Clare was born into a poor farm labouring family at Helpston (now in Cambridgeshire) and suffered the privations of poverty that probably caused his short stature and recurring ill health. He became a farm labourer at the age of nine but received an elementary education at the local church school until the age of twelve. He took a succession of jobs as gardener, militia man and lime burner and married Martha ("Patty") Turner in 1820 who bore him seven children.

With the aid of a small annuity from his employer and subscriptions from well-wishers, he wrote poems on rural themes. His first volume was published in 1820 to great acclaim followed by a second volume the following year but initial enthusiasm quickly waned necessitating his return to labouring. His last volume was published in 1835 to only slightly recovered recognition. The burden of his large family merely increased his poverty and his health declined as he sank into alcoholism.

In 1837 he sought refuge in an asylum in Essex where he became delusional often believing himself to be reincarnations of famous, deceased writers of the land.
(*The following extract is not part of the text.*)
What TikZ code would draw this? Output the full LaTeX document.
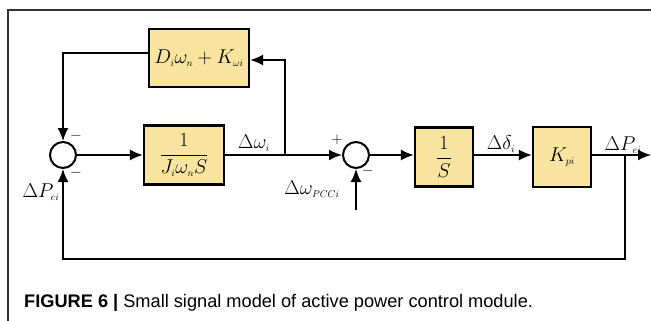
\documentclass[tikz,border=0pt]{standalone}
\usepackage{fix-cm}
\usepackage{fontspec}
\setmainfont{Liberation Serif}
\newfontfamily\capfont{Liberation Sans}
\usetikzlibrary{arrows.meta,calc}
\definecolor{boxfill}{HTML}{F8E49F}
\begin{document}
\begin{tikzpicture}[x=1pt,y=-1pt,
  blk/.style={draw,line width=2.2pt,fill=boxfill,inner sep=0pt},
  sumc/.style={draw,circle,line width=2pt,minimum size=26pt,inner sep=0pt,fill=white},
  sig/.style={line width=1.8pt},
  arr/.style={sig,-{Latex[length=13pt,width=11pt]}},
  lbl/.style={font=\fontsize{20}{23}\selectfont,inner sep=0pt},
  sgn/.style={font=\fontsize{15}{16}\selectfont,inner sep=0pt}]
\useasboundingbox (0,0) rectangle (651,321);
\draw[line width=1.3pt,black!80] (8,321) -- (8,10) -- (651,10);

\node[sumc] (s1) at (63,155) {};
\node[blk,minimum width=80pt,minimum height=59pt] (b1) at (184,155) {};
\node[lbl] (b1t) at (184,155) {$\displaystyle\frac{1}{J_{\scriptscriptstyle i}\omega_{\scriptscriptstyle n}S}$};
\node[blk,minimum width=100pt,minimum height=58pt] (b2) at (199,58) {};
\node[lbl] (b2t) at (199,58) {$D_{\scriptscriptstyle i}\omega_{\scriptscriptstyle n}+K_{\scriptscriptstyle \omega i}$};
\node[sumc] (s2) at (356,155) {};
\node[blk,minimum width=58pt,minimum height=59pt] (b3) at (444,157) {};
\node[lbl] (b3t) at (444,157) {$\displaystyle\frac{1}{S}$};
\node[blk,minimum width=58pt,minimum height=60pt] (b4) at (562,157) {};
\node[lbl] (b4t) at (562,157) {$K_{\scriptscriptstyle pi}$};

\coordinate (br1) at (285,155);
\coordinate (br2) at (625,155);
\coordinate (out) at (651,155);
\coordinate (bot) at (625,259);
\coordinate (in2) at (356,210);

\draw[arr] (s1.east) -- (b1.west |- s1.east);
\draw[sig] (b1.east |- br1) -- (br1);
\draw[arr] (br1) -- (s2.west);
\draw[arr] (br1) |- ([yshift=-2pt]b2.east);
\draw[arr] ([yshift=5pt]b2.west) -| (s1.north);
\draw[arr] (s2.east) -- (b3.west |- s2.east);
\draw[arr] (b3.east |- br1) -- (b4.west |- br1);
\draw[arr] (b4.east |- br1) -- (out);
\draw[arr] (br2) -- (bot) -| (s1.south);
\draw[arr] (in2) -- (s2.south);

\node[lbl] (l1) at (254,143) {$\Delta\omega_{\scriptscriptstyle i}$};
\node[lbl] (l2) at (312,189) {$\Delta\omega_{\scriptscriptstyle PCCi}$};
\node[lbl] (l3) at (501,144) {$\Delta\delta_{\scriptscriptstyle i}$};
\node[lbl] (l4) at (623,145) {$\Delta P_{\scriptscriptstyle ei}$};
\node[lbl] (l5) at (41,192) {$\Delta P_{\scriptscriptstyle ei}$};

\node[sgn] (m1) at (76,136) {$-$};
\node[sgn] (m2) at (76,173) {$-$};
\node[sgn] (p1) at (337,140) {$+$};
\node[sgn] (m3) at (368,171) {$-$};

\node[anchor=west,inner sep=0pt,font=\capfont\fontsize{18.2}{20}\selectfont] (cap) at (24,303)
  {\textbf{FIGURE 6 |} Small signal model of active power control module.};
\end{tikzpicture}
\end{document}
He discharged himself from the asylum in order to return home but, after several months, he was consigned in 1841, full of delusions, to the Northampton General Lunatic Asylum for the remainder of his life where, however, he was encouraged to continue writing.

Clare accepted his lowly station in life without complaint becoming known as the Peasant Poet whose poetry was able more accurately than the more famous Romantics to depict the pastoral life that he observed in nature, wildlife and farming routine. His works became neglected after his death but saw a revival of interest in the twentieth century.